> **PROBLEM TO WORK ON**
Write out each line exactly as given. Leave the pictures out of your copy.
>>>>
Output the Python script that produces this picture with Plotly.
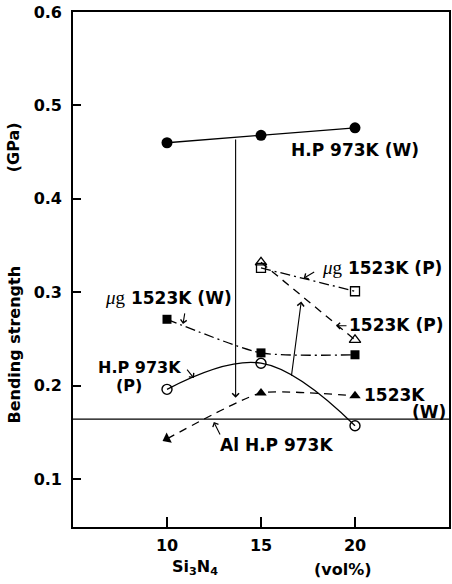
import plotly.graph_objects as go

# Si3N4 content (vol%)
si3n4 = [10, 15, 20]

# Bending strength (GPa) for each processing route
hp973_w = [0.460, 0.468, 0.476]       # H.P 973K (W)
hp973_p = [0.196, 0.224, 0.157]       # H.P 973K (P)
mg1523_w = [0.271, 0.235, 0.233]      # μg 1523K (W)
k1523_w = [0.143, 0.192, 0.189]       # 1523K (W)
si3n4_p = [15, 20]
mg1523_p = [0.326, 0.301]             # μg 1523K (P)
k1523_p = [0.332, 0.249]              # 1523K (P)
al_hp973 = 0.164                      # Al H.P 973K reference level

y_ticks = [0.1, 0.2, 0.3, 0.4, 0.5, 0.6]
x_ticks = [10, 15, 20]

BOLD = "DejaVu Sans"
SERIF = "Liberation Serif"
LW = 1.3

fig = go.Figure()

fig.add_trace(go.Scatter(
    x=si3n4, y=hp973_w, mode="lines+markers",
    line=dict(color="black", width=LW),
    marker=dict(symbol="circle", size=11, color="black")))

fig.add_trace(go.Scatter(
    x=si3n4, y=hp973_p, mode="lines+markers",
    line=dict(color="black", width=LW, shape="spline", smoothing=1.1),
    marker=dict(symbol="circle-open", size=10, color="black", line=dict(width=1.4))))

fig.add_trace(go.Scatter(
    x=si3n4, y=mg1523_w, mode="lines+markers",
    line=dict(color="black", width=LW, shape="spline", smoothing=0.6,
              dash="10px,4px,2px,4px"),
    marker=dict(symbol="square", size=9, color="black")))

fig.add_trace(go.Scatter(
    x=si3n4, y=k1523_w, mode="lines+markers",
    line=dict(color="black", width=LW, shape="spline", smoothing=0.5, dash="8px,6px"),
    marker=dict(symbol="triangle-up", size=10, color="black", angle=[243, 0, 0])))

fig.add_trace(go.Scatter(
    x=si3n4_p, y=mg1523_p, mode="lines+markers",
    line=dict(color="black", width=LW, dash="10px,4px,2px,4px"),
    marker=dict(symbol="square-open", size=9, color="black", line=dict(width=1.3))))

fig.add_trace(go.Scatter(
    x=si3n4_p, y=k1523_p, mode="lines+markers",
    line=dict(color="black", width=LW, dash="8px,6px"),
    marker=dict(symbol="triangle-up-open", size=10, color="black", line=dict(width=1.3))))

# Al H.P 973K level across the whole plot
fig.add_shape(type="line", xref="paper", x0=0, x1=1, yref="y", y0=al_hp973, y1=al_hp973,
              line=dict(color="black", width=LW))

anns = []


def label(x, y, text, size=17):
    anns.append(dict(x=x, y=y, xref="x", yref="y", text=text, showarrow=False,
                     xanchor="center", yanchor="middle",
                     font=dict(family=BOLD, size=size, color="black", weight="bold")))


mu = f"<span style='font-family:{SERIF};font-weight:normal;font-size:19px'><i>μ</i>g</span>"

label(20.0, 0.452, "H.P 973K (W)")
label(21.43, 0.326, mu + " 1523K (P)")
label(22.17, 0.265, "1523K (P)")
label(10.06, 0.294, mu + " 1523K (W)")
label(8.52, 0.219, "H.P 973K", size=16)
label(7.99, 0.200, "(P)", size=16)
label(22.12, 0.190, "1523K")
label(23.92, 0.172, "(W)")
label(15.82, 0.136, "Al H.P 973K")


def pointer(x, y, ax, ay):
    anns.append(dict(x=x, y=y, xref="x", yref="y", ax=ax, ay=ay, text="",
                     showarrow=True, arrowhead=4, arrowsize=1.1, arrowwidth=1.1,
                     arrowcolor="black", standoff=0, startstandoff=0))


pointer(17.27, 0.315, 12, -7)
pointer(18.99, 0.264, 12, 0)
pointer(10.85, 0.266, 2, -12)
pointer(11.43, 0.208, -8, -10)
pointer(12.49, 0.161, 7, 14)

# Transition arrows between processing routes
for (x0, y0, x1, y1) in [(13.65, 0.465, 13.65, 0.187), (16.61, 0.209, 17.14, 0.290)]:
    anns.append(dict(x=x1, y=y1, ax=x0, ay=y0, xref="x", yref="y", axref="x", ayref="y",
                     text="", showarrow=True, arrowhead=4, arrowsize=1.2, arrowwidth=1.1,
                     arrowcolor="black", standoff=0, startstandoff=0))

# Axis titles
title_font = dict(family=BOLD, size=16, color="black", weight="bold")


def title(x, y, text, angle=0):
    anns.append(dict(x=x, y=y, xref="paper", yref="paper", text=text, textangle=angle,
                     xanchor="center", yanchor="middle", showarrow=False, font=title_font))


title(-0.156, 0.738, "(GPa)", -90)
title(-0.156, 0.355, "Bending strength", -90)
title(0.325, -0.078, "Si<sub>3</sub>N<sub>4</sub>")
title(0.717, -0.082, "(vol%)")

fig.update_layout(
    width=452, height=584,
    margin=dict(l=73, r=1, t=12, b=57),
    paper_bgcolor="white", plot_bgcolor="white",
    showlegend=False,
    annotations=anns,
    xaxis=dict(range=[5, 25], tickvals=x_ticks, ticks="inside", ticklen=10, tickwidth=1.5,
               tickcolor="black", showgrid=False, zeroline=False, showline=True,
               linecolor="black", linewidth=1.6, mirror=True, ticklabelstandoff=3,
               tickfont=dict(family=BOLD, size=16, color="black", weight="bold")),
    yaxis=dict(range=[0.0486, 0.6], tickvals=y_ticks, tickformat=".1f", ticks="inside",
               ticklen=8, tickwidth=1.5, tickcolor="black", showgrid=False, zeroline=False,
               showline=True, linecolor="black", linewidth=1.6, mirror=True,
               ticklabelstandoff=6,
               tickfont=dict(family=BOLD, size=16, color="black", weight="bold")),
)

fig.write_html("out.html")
<<<<
> **WRITTEN SOLUTION**
Output the Python script that produces this picture with Plotly.
import plotly.graph_objects as go

# Si3N4 content (vol%)
si3n4 = [10, 15, 20]

# Bending strength (GPa) for each processing route
hp973_w = [0.460, 0.468, 0.476]       # H.P 973K (W)
hp973_p = [0.196, 0.224, 0.157]       # H.P 973K (P)
mg1523_w = [0.271, 0.235, 0.233]      # μg 1523K (W)
k1523_w = [0.143, 0.192, 0.189]       # 1523K (W)
si3n4_p = [15, 20]
mg1523_p = [0.326, 0.301]             # μg 1523K (P)
k1523_p = [0.332, 0.249]              # 1523K (P)
al_hp973 = 0.164                      # Al H.P 973K reference level

y_ticks = [0.1, 0.2, 0.3, 0.4, 0.5, 0.6]
x_ticks = [10, 15, 20]

BOLD = "DejaVu Sans"
SERIF = "Liberation Serif"
LW = 1.3

fig = go.Figure()

fig.add_trace(go.Scatter(
    x=si3n4, y=hp973_w, mode="lines+markers",
    line=dict(color="black", width=LW),
    marker=dict(symbol="circle", size=11, color="black")))

fig.add_trace(go.Scatter(
    x=si3n4, y=hp973_p, mode="lines+markers",
    line=dict(color="black", width=LW, shape="spline", smoothing=1.1),
    marker=dict(symbol="circle-open", size=10, color="black", line=dict(width=1.4))))

fig.add_trace(go.Scatter(
    x=si3n4, y=mg1523_w, mode="lines+markers",
    line=dict(color="black", width=LW, shape="spline", smoothing=0.6,
              dash="10px,4px,2px,4px"),
    marker=dict(symbol="square", size=9, color="black")))

fig.add_trace(go.Scatter(
    x=si3n4, y=k1523_w, mode="lines+markers",
    line=dict(color="black", width=LW, shape="spline", smoothing=0.5, dash="8px,6px"),
    marker=dict(symbol="triangle-up", size=10, color="black", angle=[243, 0, 0])))

fig.add_trace(go.Scatter(
    x=si3n4_p, y=mg1523_p, mode="lines+markers",
    line=dict(color="black", width=LW, dash="10px,4px,2px,4px"),
    marker=dict(symbol="square-open", size=9, color="black", line=dict(width=1.3))))

fig.add_trace(go.Scatter(
    x=si3n4_p, y=k1523_p, mode="lines+markers",
    line=dict(color="black", width=LW, dash="8px,6px"),
    marker=dict(symbol="triangle-up-open", size=10, color="black", line=dict(width=1.3))))

# Al H.P 973K level across the whole plot
fig.add_shape(type="line", xref="paper", x0=0, x1=1, yref="y", y0=al_hp973, y1=al_hp973,
              line=dict(color="black", width=LW))

anns = []


def label(x, y, text, size=17):
    anns.append(dict(x=x, y=y, xref="x", yref="y", text=text, showarrow=False,
                     xanchor="center", yanchor="middle",
                     font=dict(family=BOLD, size=size, color="black", weight="bold")))


mu = f"<span style='font-family:{SERIF};font-weight:normal;font-size:19px'><i>μ</i>g</span>"

label(20.0, 0.452, "H.P 973K (W)")
label(21.43, 0.326, mu + " 1523K (P)")
label(22.17, 0.265, "1523K (P)")
label(10.06, 0.294, mu + " 1523K (W)")
label(8.52, 0.219, "H.P 973K", size=16)
label(7.99, 0.200, "(P)", size=16)
label(22.12, 0.190, "1523K")
label(23.92, 0.172, "(W)")
label(15.82, 0.136, "Al H.P 973K")


def pointer(x, y, ax, ay):
    anns.append(dict(x=x, y=y, xref="x", yref="y", ax=ax, ay=ay, text="",
                     showarrow=True, arrowhead=4, arrowsize=1.1, arrowwidth=1.1,
                     arrowcolor="black", standoff=0, startstandoff=0))


pointer(17.27, 0.315, 12, -7)
pointer(18.99, 0.264, 12, 0)
pointer(10.85, 0.266, 2, -12)
pointer(11.43, 0.208, -8, -10)
pointer(12.49, 0.161, 7, 14)

# Transition arrows between processing routes
for (x0, y0, x1, y1) in [(13.65, 0.465, 13.65, 0.187), (16.61, 0.209, 17.14, 0.290)]:
    anns.append(dict(x=x1, y=y1, ax=x0, ay=y0, xref="x", yref="y", axref="x", ayref="y",
                     text="", showarrow=True, arrowhead=4, arrowsize=1.2, arrowwidth=1.1,
                     arrowcolor="black", standoff=0, startstandoff=0))

# Axis titles
title_font = dict(family=BOLD, size=16, color="black", weight="bold")


def title(x, y, text, angle=0):
    anns.append(dict(x=x, y=y, xref="paper", yref="paper", text=text, textangle=angle,
                     xanchor="center", yanchor="middle", showarrow=False, font=title_font))


title(-0.156, 0.738, "(GPa)", -90)
title(-0.156, 0.355, "Bending strength", -90)
title(0.325, -0.078, "Si<sub>3</sub>N<sub>4</sub>")
title(0.717, -0.082, "(vol%)")

fig.update_layout(
    width=452, height=584,
    margin=dict(l=73, r=1, t=12, b=57),
    paper_bgcolor="white", plot_bgcolor="white",
    showlegend=False,
    annotations=anns,
    xaxis=dict(range=[5, 25], tickvals=x_ticks, ticks="inside", ticklen=10, tickwidth=1.5,
               tickcolor="black", showgrid=False, zeroline=False, showline=True,
               linecolor="black", linewidth=1.6, mirror=True, ticklabelstandoff=3,
               tickfont=dict(family=BOLD, size=16, color="black", weight="bold")),
    yaxis=dict(range=[0.0486, 0.6], tickvals=y_ticks, tickformat=".1f", ticks="inside",
               ticklen=8, tickwidth=1.5, tickcolor="black", showgrid=False, zeroline=False,
               showline=True, linecolor="black", linewidth=1.6, mirror=True,
               ticklabelstandoff=6,
               tickfont=dict(family=BOLD, size=16, color="black", weight="bold")),
)

fig.write_html("out.html")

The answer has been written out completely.